Paolo Veneziano, "La Vierge et l'Enfant avec saint François d'Assise et saint Jean Baptiste, Saint Jean l'Evangéliste et saint Antoine de Padoue", 1340-1345. Musée du Louvre, département des Peintures
 (RMN - Grand Palais (Musée du Louvre) / Gérard Blot)

Une formidable collection de peintres "primitifs" italiens

Campana s'est intéressé à la peinture, bien sûr. Il a constitué une des plus importantes collections de peintures antiques de l'époque, de belles fresques étrusques, parfois très restaurées, des peintures romaines détachées de maisons ou de tombeaux découverts dans la région de Rome.
 
C'est assez tard qu'il a constitué un ensemble de peintures plus récentes, 646 tableaux. Il avait l'idée de montrer la peinture italienne dans toute sa diversité, représentée par un maximum d'artistes. Particularité de sa collection, le nombre des "primitifs" italiens, ces peintres du 13e, 14e et 15e siècles, qui ont amené à la Renaissance.
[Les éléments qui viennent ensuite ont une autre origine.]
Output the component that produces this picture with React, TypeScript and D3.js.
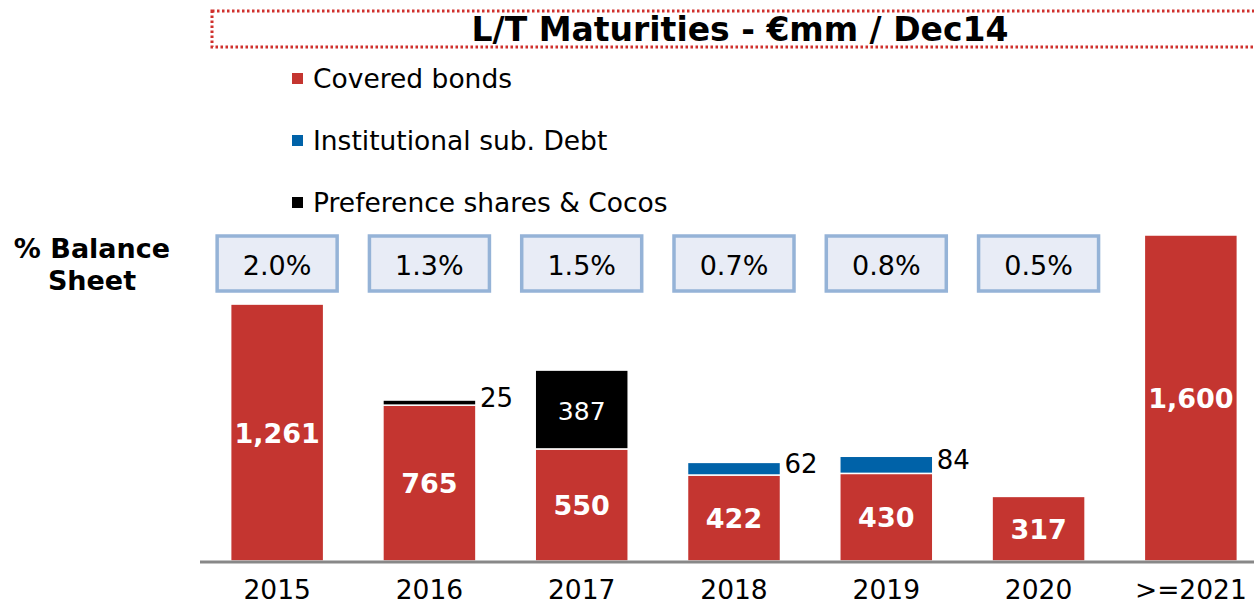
import * as d3 from "d3";

const categories = ["2015", "2016", "2017", "2018", "2019", "2020", ">=2021"];
const coveredBonds = [1261, 765, 550, 422, 430, 317, 1600];
const subDebt = [0, 0, 0, 62, 84, 0, 0];
const prefShares = [0, 25, 387, 0, 0, 0, 0];
const balancePct = [2.0, 1.3, 1.5, 0.7, 0.8, 0.5];

const seriesKeys = ["covered", "sub", "pref"];
const seriesNames = ["Covered bonds", "Institutional sub. Debt", "Preference shares & Cocos"];
const colors: Record<string, string> = { covered: "#c43530", sub: "#0062a8", pref: "#000000" };

const W = 1254;
const H = 604;
const font = "'DejaVu Sans', Verdana, sans-serif";

export default function App() {
  const rows = categories.map((c, i) => ({
    cat: c,
    covered: coveredBonds[i],
    sub: subDebt[i],
    pref: prefShares[i],
  }));

  const stacked = d3.stack<any>().keys(seriesKeys)(rows);

  const x = d3.scalePoint<string>().domain(categories).range([201, 1267]).padding(0.5);
  const y = d3.scaleLinear().domain([0, 1600]).range([561, 235]);
  const barW = 93;
  const fmt = d3.format(",");

  return (
    <svg width={W} height={H} style={{ position: "absolute", left: 0, top: 0 }} fontFamily={font}>
      {/* title box */}
      <rect x={212} y={11} width={1060} height={36} fill="none" stroke="#d0312d" strokeWidth={3} strokeDasharray="2.5 2.5" />
      <text x={740} y={41} textAnchor="middle" fontSize={33} fontWeight="bold">
        L/T Maturities - €mm / Dec14
      </text>

      {/* legend */}
      {seriesKeys.map((k, i) => (
        <g key={k} transform={`translate(292, ${78 + i * 62})`}>
          <rect x={0} y={-5} width={11} height={11} fill={colors[k]} />
          <text x={21} y={10} fontSize={26.5}>
            {seriesNames[i]}
          </text>
        </g>
      ))}

      {/* % balance sheet */}
      <text x={92} y={258} textAnchor="middle" fontSize={27} fontWeight="bold">% Balance</text>
      <text x={92} y={290} textAnchor="middle" fontSize={27} fontWeight="bold">Sheet</text>
      {balancePct.map((p, i) => {
        const cx = x(categories[i])!;
        return (
          <g key={i}>
            <rect x={cx - 60} y={236} width={120} height={55} fill="#e8ecf6" stroke="#95b3d7" strokeWidth={3.5} />
            <text x={cx} y={275} textAnchor="middle" fontSize={27}>
              {d3.format(".1f")(p)}%
            </text>
          </g>
        );
      })}

      {/* bars */}
      {stacked.map((s) => (
        <g key={s.key}>
          {s.map((d, i) => {
            if (d[1] - d[0] <= 0) return null;
            const cx = x(categories[i])!;
            const y0 = y(d[0]);
            const y1 = y(d[1]);
            const h = y0 - y1;
            return (
              <rect key={i} x={cx - barW / 2} y={y1} width={barW} height={h} fill={colors[s.key]} stroke="#fff" strokeWidth={1.5} />
            );
          })}
        </g>
      ))}

      {/* labels */}
      {stacked.map((s) => (
        <g key={s.key + "l"}>
          {s.map((d, i) => {
            const v = d[1] - d[0];
            if (v <= 0) return null;
            const cx = x(categories[i])!;
            const y0 = y(d[0]);
            const y1 = y(d[1]);
            const h = y0 - y1;
            if (h < 30) {
              return (
                <text key={i} x={cx + barW / 2 + 4} y={(y0 + y1) / 2 + 4} fontSize={26}>
                  {fmt(v)}
                </text>
              );
            }
            return (
              <text
                key={i}
                x={cx}
                y={(y0 + y1) / 2 + 10}
                textAnchor="middle"
                fontSize={s.key === "covered" ? 27 : 25}
                fontWeight={s.key === "covered" ? "bold" : "normal"}
                fill="#fff"
              >
                {fmt(v)}
              </text>
            );
          })}
        </g>
      ))}

      {/* axis */}
      <line x1={200} x2={1254} y1={562} y2={562} stroke="#888" strokeWidth={3} />
      {categories.map((c) => (
        <text key={c} x={x(c)} y={599} textAnchor="middle" fontSize={26.5}>
          {c}
        </text>
      ))}
    </svg>
  );
}
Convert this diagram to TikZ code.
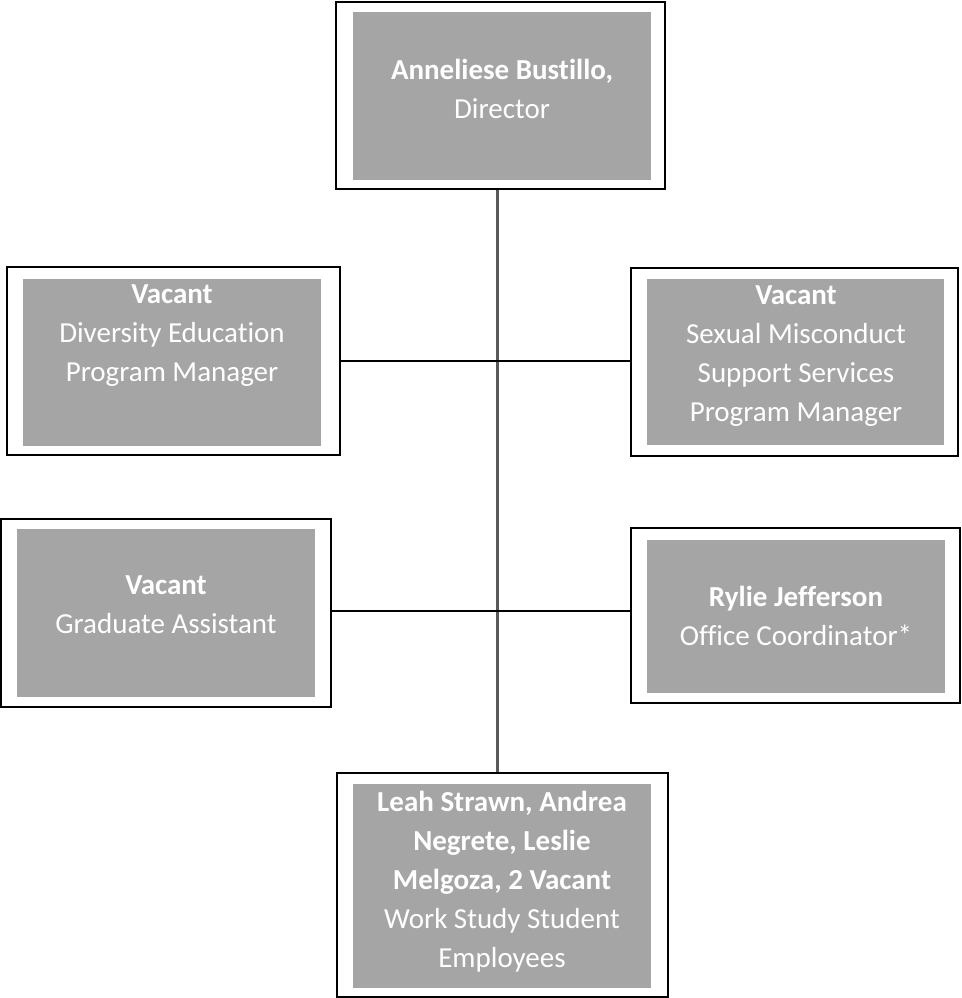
\documentclass[tikz,border=0pt]{standalone}
\usepackage{fontspec}
\setmainfont{Carlito}[Ligatures={NoCommon}]
\usepackage{tikz}
\usetikzlibrary{calc}

\definecolor{cardgray}{HTML}{A5A5A5}
\definecolor{spinegray}{HTML}{595959}

\tikzset{
  frame/.style = {draw=black, line width=2pt, fill=white, inner sep=0, rectangle},
  card/.style  = {fill=cardgray},
  who/.style   = {text=white, align=center, inner sep=0,
                  font=\fontsize{29}{39}\selectfont},
  spine/.style = {spinegray, line width=2.2pt},
  arm/.style   = {black, line width=1.6pt}
}

\begin{document}
\begin{tikzpicture} [x=1pt, y=-1pt]
\useasboundingbox (0,0) rectangle (961,998);

% outer frames
\node[frame, minimum width=329, minimum height=187] (dirF)  at (500.5, 95.5) {};
\node[frame, minimum width=333, minimum height=188] (divF)  at (173.5,361)   {};
\node[frame, minimum width=327, minimum height=188] (sexF)  at (794.5,362)   {};
\node[frame, minimum width=330, minimum height=188] (gradF) at (166,613)     {};
\node[frame, minimum width=329, minimum height=175] (ryF)   at (795.5,615.5) {};
\node[frame, minimum width=331, minimum height=224] (wsF)   at (502.5,885)   {};

% gray cards
\fill[card] (353,12)  rectangle (651,180);
\fill[card] (23,279)  rectangle (321,446);
\fill[card] (647,279) rectangle (944,445);
\fill[card] (17,529)  rectangle (315,697);
\fill[card] (647,540) rectangle (945,693);
\fill[card] (353,784) rectangle (651,988);

% texts
\node[who] (dir)  at (502,89)  {\textbf{Anneliese Bustillo,}\\Director};
\node[who] (div)  at (172,336) {\textbf{Vacant}\\Diversity Education\\Program Manager};
\node[who] (sex)  at (796,356) {\textbf{Vacant}\\Sexual Misconduct\\Support Services\\Program Manager};
\node[who] (grad) at (166,605) {\textbf{Vacant}\\Graduate Assistant};
\node[who] (ry)   at (796,616) {\textbf{Rylie Jefferson}\\Office Coordinator*};
\node[who] (ws)   at (502,882) {\textbf{Leah Strawn, Andrea}\\\textbf{Negrete, Leslie}\\\textbf{Melgoza, 2 Vacant}\\Work Study Student\\Employees};

% connectors
\draw[spine] (dirF.south) ++(-3,0) coordinate (top) -- (top |- wsF.north);
\draw[arm] (divF.east) -- (divF.east -| sexF.west);
\draw[arm] (gradF.east) ++(0,-2) coordinate (armL) -- (armL -| ryF.west);
\end{tikzpicture}
\end{document}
Ils sont 400 soit près des deux tiers. Une partie des peintures de Campana ont été acquises par Londres mais le reste s'est retrouvé dans les collections françaises, dispersé dans une centaine de villes de France. Depuis 1976 une partie a pu être rassemblée au musée du Petit Palais d'Avignon.
Paolo di Dono, dit Uccello, "La Bataille de San Romano : la contre-attaque de Micheletto da Cotignola", vers 1438. Musée du Louvre, département des peintures
 (RMN-Grand Palais (musée du Louvre) / Jean-Gilles Berizzi)

Giotto, Botticelli, Signorelli

On remarquera un triptyque bolonais du 14e siècle, une monumentale croix peinte de l'atelier de Giotto, une "Nativité de Saint Jean Baptiste" du 14e attribué à Andrea di Nerio, actif à Arezzo.
 
Et aussi, pour l'art de la Renaissance, une "Vierge et l'enfant", œuvre de jeunesse de Sandro Botticelli, perle du Petit Palais d'Avignon ou, de l'atelier du même peintre, un petit "Noli me tangere", ou encore une "Adoration des mages" de Luca Signorelli. Sans oublier "La Bataille de San Romano" de Paolo Uccello conservée au Louvre.
 
Impossible de parler de tout, tant il y a de chefs-d'œuvre réunis au Louvre dans cette exposition. Pour tous les goûts de surcroit, vu la diversité de domaines que couvre la collection Campana. Alors courez-y.